Dias de cozimento

Você olha por aí e pouco enxerga o outro. Cada um feito ilha, o jeito é disfarçar as emoções e fingir contentamento para aquele que você acredita ser um oponente. Mas claro, nem sempre é assim. E nem todos são assim.

Ali, sentado à janela do veículo que o leva, olha para o nada e é o que há de melhor para ser visto naquele momento. Mas foi em outra ocasião que se lembrou da frase daquela moça: “A vida está me cozinhando feito batata”. Parece que foi mais ou menos isto que ela disse. E concordou com ele que a lembrou do tempo que passa. O papo virtual não prosseguiu. Mas ele ficou com a frase carimbada em sua memória. De certa forma se via um pouco nela. Vai ver que parte da vida é feita apenas de cozimento.

Claro, no mundo ninguém está sozinho em suas emoções. Pelos diversos cantos pessoas passam por problemas parecidos. Fiquemos com os relacionados às emoções. Se você caminha triste e cabisbaixo, no mesmo momento outro ser humano segue de modo igual, diferenciando-se apenas pela intensidade. Fiquemos com o macro, que é essa tristeza. E isso, de certa forma, carrega consigo algo muito positivo. Em queda, você poderá se tornar alguém mais compreensivo. Daí, suas raivas e indignações com os outros se calarão, ou assim poderá ocorrer.

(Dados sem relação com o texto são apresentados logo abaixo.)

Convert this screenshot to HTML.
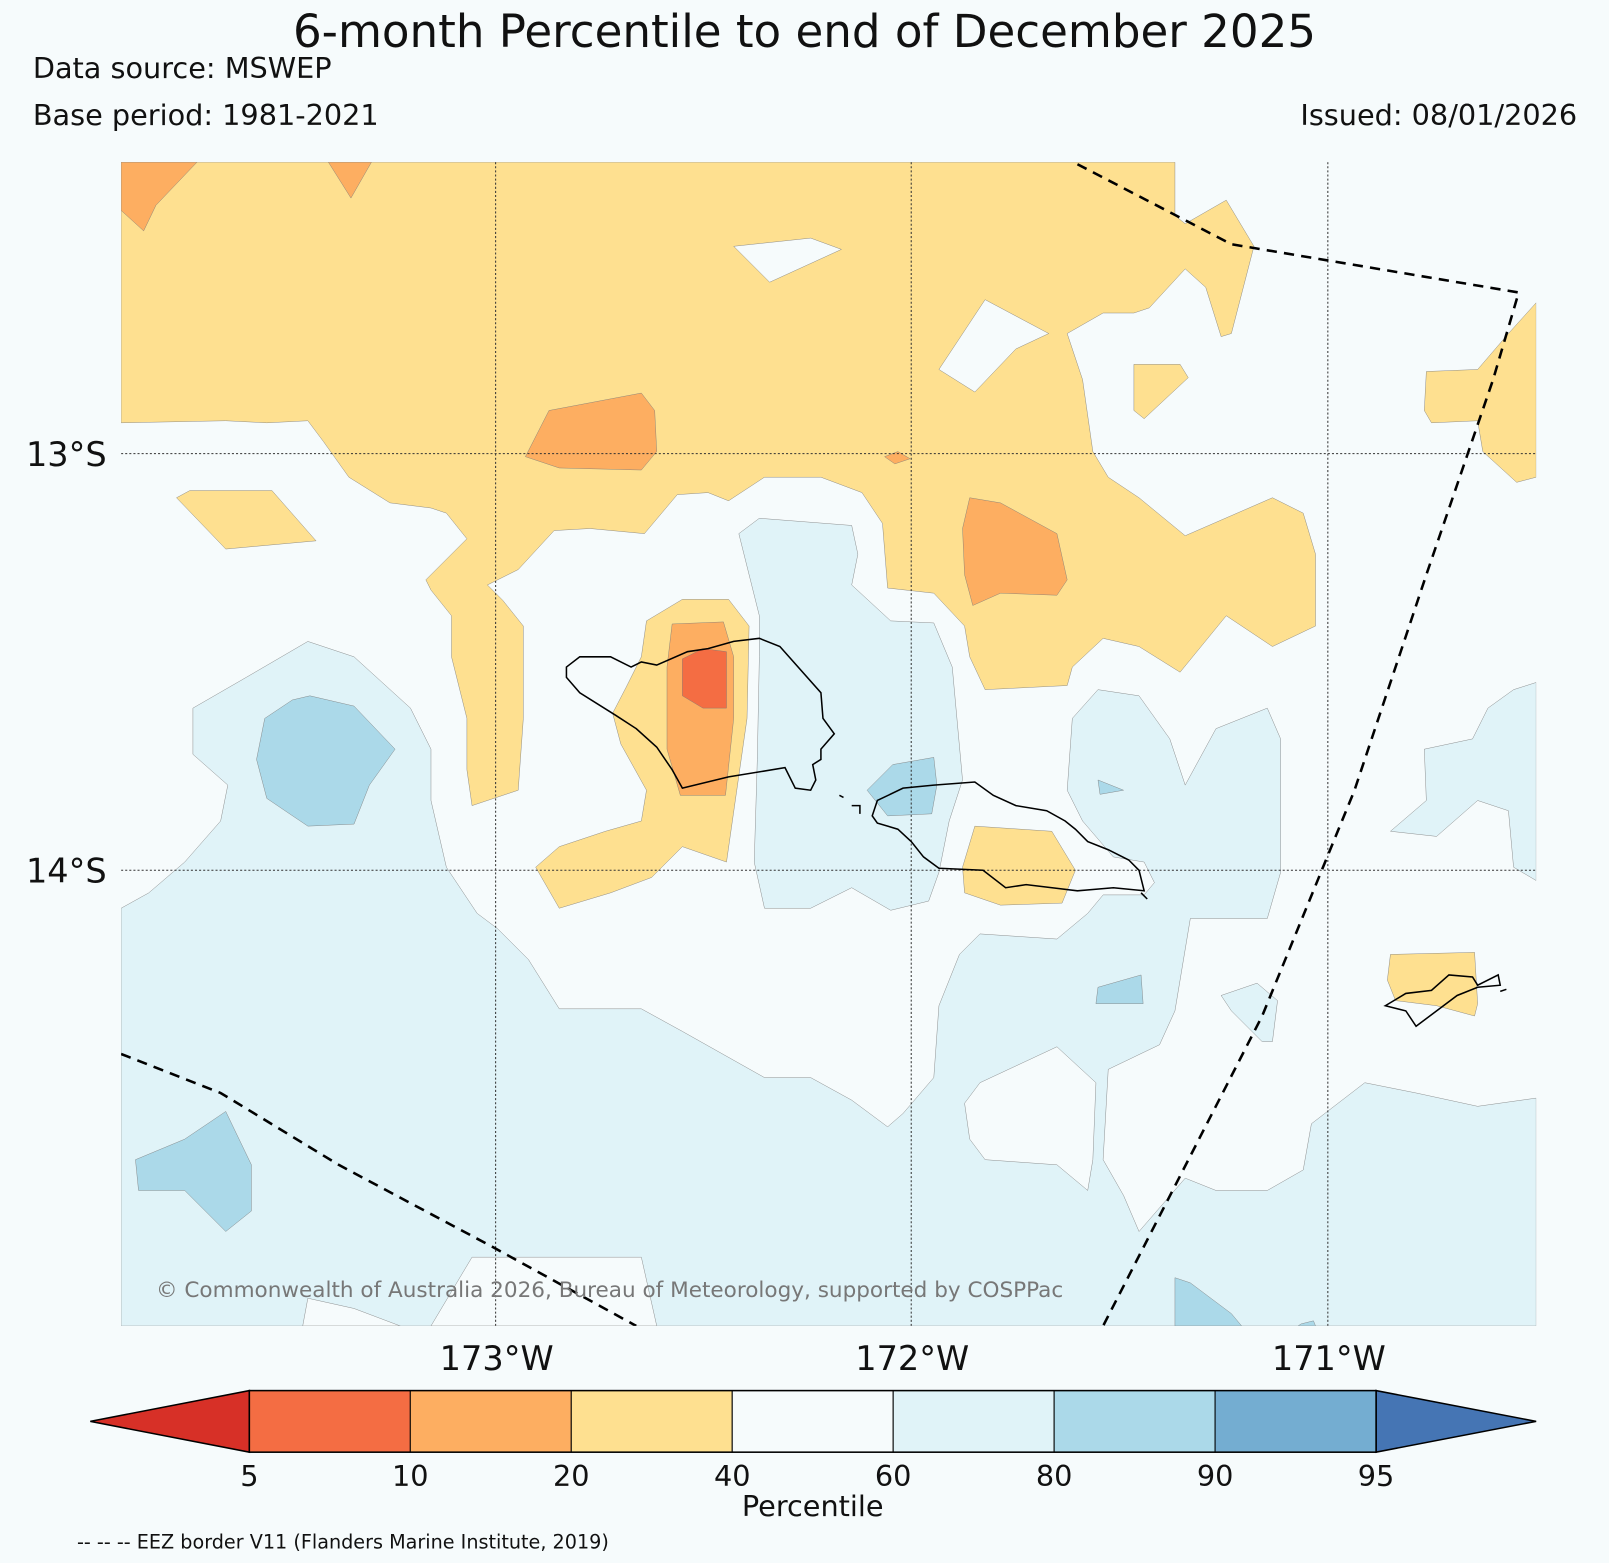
<!DOCTYPE html>
<html><head><meta charset="utf-8"><style>
html,body{margin:0;padding:0;background:#f6fbfc;}
svg{display:block;font-family:"DejaVu Sans","Liberation Sans",sans-serif;}
</style></head><body>
<svg id="fig" width="1609" height="1563" viewBox="0 0 1568 1523" preserveAspectRatio="none" xmlns="http://www.w3.org/2000/svg">
<rect width="1568" height="1523" fill="#f6fbfc"/>
<text x="784" y="46" font-size="44" text-anchor="middle" fill="#111">6-month Percentile to end of December 2025</text>
<text x="32" y="76" font-size="28" fill="#111">Data source: MSWEP</text>
<text x="32" y="122" font-size="28" fill="#111">Base period: 1981-2021</text>
<text x="1537" y="122" font-size="28" text-anchor="end" fill="#111">Issued: 08/01/2026</text>
<defs><clipPath id="mapclip"><rect x="118" y="158" width="1379" height="1134"/></clipPath></defs>
<g clip-path="url(#mapclip)" stroke="#777" stroke-width="0.4">
<rect x="118" y="158" width="1379" height="1134" fill="#f6fbfc" stroke="none"/>
<polygon fill="#e0f3f8" points="118,885 145,870 180,840 215,800 222,765 188,735 188,690 240,660 300,625 345,640 400,690 420,730 420,780 435,845 465,890 485,905 515,935 545,983 625,983 665,1005 745,1050 790,1050 830,1072 865,1098 880,1085 910,1050 915,980 935,930 955,910 1030,915 1060,890 1075,872 1115,872 1125,860 1115,840 1085,835 1055,800 1040,770 1045,700 1070,672 1110,678 1140,720 1155,765 1185,710 1235,690 1248,720 1248,850 1235,895 1160,895 1145,985 1130,1018 1080,1042 1075,1130 1095,1165 1110,1200 1155,1148 1185,1160 1235,1160 1270,1140 1278,1095 1330,1055 1380,1065 1440,1078 1497,1070 1497,1292 118,1292"/>
<polygon fill="#f6fbfc" points="955,1055 1030,1020 1068,1055 1065,1130 1060,1160 1030,1135 960,1130 945,1110 940,1075"/>
<polygon fill="#f6fbfc" points="300,1265 345,1275 390,1292 295,1292"/>
<polygon fill="#f6fbfc" points="460,1225 625,1225 640,1292 420,1292"/>
<polygon fill="#e0f3f8" points="720,520 740,505 830,512 836,540 830,570 868,605 910,607 928,650 938,760 925,800 915,850 905,878 868,887 830,865 790,885 745,885 735,840 738,740 740,640 740,600"/>
<polygon fill="#e0f3f8" points="1355,810 1390,780 1388,730 1435,720 1450,690 1475,672 1497,665 1497,858 1475,845 1470,790 1440,780 1400,815"/>
<polygon fill="#e0f3f8" points="1190,970 1225,958 1245,975 1240,1015 1230,1015 1200,985"/>
<polygon fill="#fee090" points="118,158 1145,158 1145,210 1155,218 1195,195 1222,240 1200,325 1190,328 1175,280 1155,262 1120,300 1105,305 1075,305 1040,325 1055,370 1065,440 1080,465 1110,485 1155,522 1240,485 1270,500 1282,540 1282,610 1240,630 1195,600 1150,655 1110,630 1075,622 1045,650 1040,668 960,672 945,640 940,610 910,578 865,573 860,510 840,480 800,465 745,465 710,488 690,480 660,482 628,520 575,515 540,517 505,555 475,570 490,585 510,610 510,700 505,770 460,785 455,750 455,700 440,640 440,600 420,575 415,565 455,525 435,500 420,495 380,490 340,465 315,430 300,410 260,412 220,410 118,412"/>
<polygon fill="#f6fbfc" points="715,240 790,232 820,243 750,275"/>
<polygon fill="#f6fbfc" points="915,360 960,292 1022,325 990,340 950,382"/>
<polygon fill="#fee090" points="1105,355 1150,355 1158,368 1115,408 1105,400"/>
<polygon fill="#fee090" points="1390,362 1440,360 1470,325 1497,295 1497,465 1478,470 1445,440 1440,410 1395,412 1388,400"/>
<polygon fill="#fee090" points="172,485 185,478 265,478 308,527 220,535"/>
<polygon fill="#fdae61" points="118,158 192,158 152,200 140,225 118,205"/>
<polygon fill="#fdae61" points="320,158 362,158 342,193"/>
<polygon fill="#fdae61" points="535,400 625,383 638,400 640,440 625,458 545,456 512,445"/>
<polygon fill="#fdae61" points="862,445 875,440 887,447 872,452"/>
<polygon fill="#fdae61" points="945,485 975,490 1030,520 1040,565 1030,580 975,578 948,590 940,560 938,515"/>
<polygon fill="#fee090" points="630,605 665,584 710,584 730,610 728,700 718,770 708,840 665,825 635,855 595,870 545,885 522,845 545,825 590,810 625,800 630,770 605,725 597,695 610,670 625,640"/>
<polygon fill="#fdae61" points="655,608 705,606 715,640 715,700 707,775 663,775 650,730 650,650"/>
<polygon fill="#f46d43" points="665,642 685,632 708,635 708,690 685,690 665,678"/>
<polygon fill="#fee090" points="950,805 1025,810 1048,848 1035,880 975,882 940,870 938,845"/>
<polygon fill="#fee090" points="1355,930 1437,928 1440,978 1437,990 1400,980 1360,975 1352,955"/>
<polygon fill="#abd9e9" points="258,700 285,682 302,678 345,688 385,730 360,765 345,803 300,805 260,778 250,740"/>
<polygon fill="#abd9e9" points="845,770 870,745 910,738 913,765 908,793 865,795"/>
<polygon fill="#abd9e9" points="1070,760 1095,770 1072,774"/>
<polygon fill="#abd9e9" points="1070,962 1112,950 1114,978 1068,978"/>
<polygon fill="#abd9e9" points="132,1130 180,1110 220,1083 245,1135 245,1180 220,1200 180,1160 135,1160"/>
<polygon fill="#abd9e9" points="1145,1245 1160,1250 1200,1280 1210,1292 1145,1292"/>
<polygon fill="#abd9e9" points="1265,1292 1268,1290 1280,1287 1282,1292"/>
<g stroke="#333" stroke-width="1" stroke-dasharray="2,2">
<line x1="483" y1="158" x2="483" y2="1292"/><line x1="888" y1="158" x2="888" y2="1292"/><line x1="1294" y1="158" x2="1294" y2="1292"/>
<line x1="118" y1="442" x2="1497" y2="442"/><line x1="118" y1="848" x2="1497" y2="848"/>
</g>
<g fill="none" stroke="#000" stroke-width="1.5">
<polygon points="552,650 565,640 595,640 615,650 625,645 640,648 670,635 690,632 715,625 740,622 760,630 800,675 802,700 813,715 800,730 800,740 792,745 795,760 790,770 775,768 765,748 710,757 665,768 655,750 640,728 620,710 600,697 565,675 552,660"/>
<polygon points="850,795 855,780 880,768 910,765 950,762 968,775 990,785 1020,790 1038,800 1048,808 1060,820 1080,828 1100,838 1110,848 1115,868 1085,865 1050,868 1000,862 980,865 958,848 915,846 900,835 888,820 875,808 855,802"/>
<polyline points="1112,870 1118,876"/><polyline points="830,785 838,785 838,793"/><polyline points="818,775 822,777"/>
<polygon points="1350,980 1370,968 1395,965 1412,950 1435,952 1440,960 1460,950 1462,960 1440,962 1420,970 1400,985 1380,1000 1370,985"/>
<polyline points="1462,966 1468,964"/>
</g>
<g fill="none" stroke="#000" stroke-width="2.5" stroke-dasharray="10,7">
<polyline points="1050,160 1200,238 1480,285 1455,370 1390,560 1320,770 1230,990 1075,1292"/>
<polyline points="118,1027 215,1065 330,1135 480,1215 620,1292"/>
</g>
<text x="152" y="1264" font-size="21" fill="#777" stroke="none">© Commonwealth of Australia 2026, Bureau of Meteorology, supported by COSPPac</text>
</g>
<g font-size="32.7" fill="#111">
<text x="104" y="454" text-anchor="end">13°S</text>
<text x="104" y="860" text-anchor="end">14°S</text>
<text x="484" y="1335" text-anchor="middle">173°W</text>
<text x="889" y="1335" text-anchor="middle">172°W</text>
<text x="1295" y="1335" text-anchor="middle">171°W</text>
</g>
<g id="colorbar"></g>
<text x="792" y="1477" font-size="28" text-anchor="middle" fill="#111">Percentile</text>
<text x="75" y="1509" font-size="18.7" fill="#111">-- -- -- EEZ border V11 (Flanders Marine Institute, 2019)</text>
</svg>
<script>
const levels = [5, 10, 20, 40, 60, 80, 90, 95];
const binColors = ["#f46d43", "#fdae61", "#fee090", "#f6fbfc", "#e0f3f8", "#abd9e9", "#74add1"];
const extendColors = ["#d73027", "#4575b4"];
const NS = "http://www.w3.org/2000/svg";
const cb = document.getElementById("colorbar");
const x0 = 243, x1 = 1341, y0 = 1355, y1 = 1415, nb = levels.length - 1;
const xs = i => x0 + (x1 - x0) * i / nb;
function mk(tag, attrs) { const e = document.createElementNS(NS, tag); for (const k in attrs) e.setAttribute(k, attrs[k]); cb.appendChild(e); return e; }
let t = mk("polygon", {points: `${x0},${y0} ${x0},${y1} 88,${(y0+y1)/2}`, fill: extendColors[0], stroke: "#000", "stroke-width": 1.5});


t = mk("polygon", {points: `${x1},${y0} ${x1},${y1} 1497,${(y0+y1)/2}`, fill: extendColors[1], stroke: "#000", "stroke-width": 1.5});


for (let i = 0; i < nb; i++) {
  const r = mk("rect", {x: xs(i), y: y0, width: xs(i+1) - xs(i), height: y1 - y0, fill: binColors[i], stroke: "#000", "stroke-width": 1});
  
  
}
for (let i = 0; i < levels.length; i++) {
  const tx = mk("text", {x: xs(i), y: 1448, "font-size": 28, "text-anchor": "middle", fill: "#111"});
  tx.textContent = levels[i];
  
  
}
mk("rect", {x: x0, y: y0, width: x1 - x0, height: y1 - y0, fill: "none", stroke: "#000", "stroke-width": 1.5});
</script>
</body></html>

Você se vê com o humor nada bom e se lembra de quando reclamou da pessoa que, alterada, lhe destratou. Indignado, colocou o outro na cruz. Mas hoje, quando esta mesma cruz foi passada para você, percebe que é melhor entender seu semelhante, assim poderá entender a si.

Não queria falar com ninguém. Fizera opção pela solidão em público. No ônibus, preferiu fingir não ter visto a colega. Só mesmo com muito bom humor para ter palavras com ela. Desceu onde planejara. Adentrou ao local em que buscava algum momento de prazer. Caminhou lentamente. Desceu rampa. Transpôs catraca. Despiu-se e vestiu pequena peça adequada. Entrou na piscina. Observou com olhar melancólico. Não se demorou muito e saiu daquela água. Não fizera sol como desejara. Banhou-se e vestiu-se novamente. Seguiu para a chamada comedoria. Pediu almoço, que se dividiu em dois pratos. O apetite se foi tão rápido quanto veio à decepção com o sabor do seu pedido. Tomou um café que também não lhe apeteceu como de outras vezes. De certo, nada daria o prazer esperado, sua alma não era a mesma de antes.

Era ele alguém feito alguns tantos outros pelo mundo. Era cozido pelo passar das horas que lhe pareciam sem graça. Mas a vida de adulto é assim, não é sempre que se sente aquele prazer, aquele viver gostoso. Faz parte, aprende-se com o tempo. De qualquer forma, aceitar os momentos assim é tarefa muito difícil. Somente estando sereno é que se conseguirá centrar-se e aquietar a alma, do contrário a temperatura dentro de si vai subir e você irá reclamar desse dia que passa e você com a alma dilacerada pelo calor do cozimento.